Harvard’s leadership did eventually issue a statement, but a weak one.
“Let there be no doubt that I condemn the terrorist atrocities perpetrated by Hamas. Such inhumanity is abhorrent, whatever one’s individual views of the origins of longstanding conflicts in the region.” Said Harvard President Claudine Gay.
“As the events of recent days continue to reverberate, let there be no doubt that I condemn the terrorist atrocities perpetrated by Hamas,” she said in an official statement released by Harvard. “Such inhumanity is abhorrent, whatever one’s individual views of the origins of longstanding conflicts in the region.”

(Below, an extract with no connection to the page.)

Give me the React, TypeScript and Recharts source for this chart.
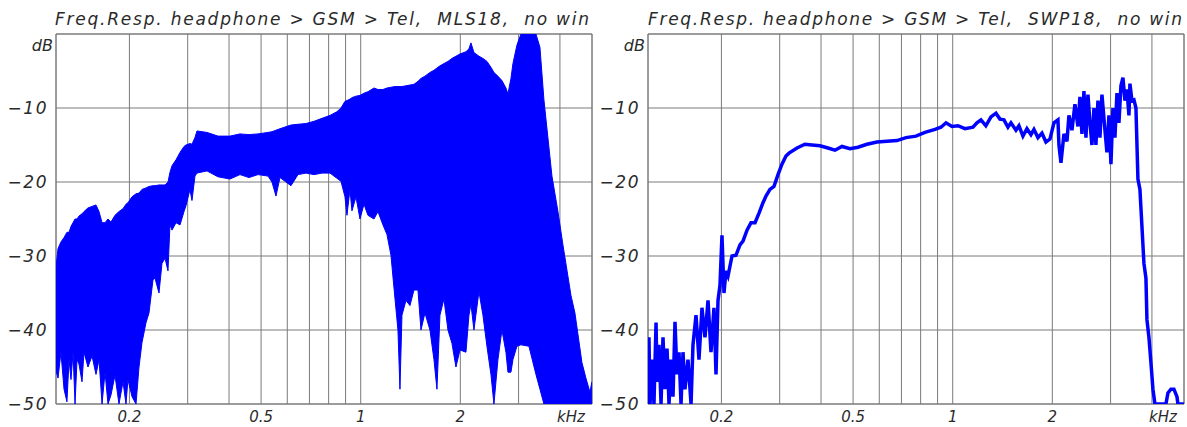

Let me also state, on this matter as on others, that while our students have the right to speak for themselves, no student group — not even 30 student groups — speaks for Harvard University or its leadership.”
But Lawrence Summers said of this, “Why can’t we give reassurance that the University stands squarely against Hamas terror to frightened students when 35 groups of their fellow students appear to be blaming all the violence on Israel?”
Lawrence Summers wrote, “The delayed Harvard leadership statement fails to meet the needs of the moment. Why can’t we find anything approaching the moral clarity of Harvard statements after George Floyd’s death or Russia’s invasion of Ukraine when terrorists kill, rape and take hostage hundreds of Israelis attending a music festival?”
Lawrence Henry Summers (born November 30, 1954) is an American economist who served as the 71st United States Secretary of the Treasury from 1999 to 2001 and as director of the National Economic Council from 2009 to 2010. He also served as president of Harvard University from 2001 to 2006, where he is the Charles W. Eliot university professor and director of the Mossavar-Rahmani Center for Business and Government at Harvard Kennedy School.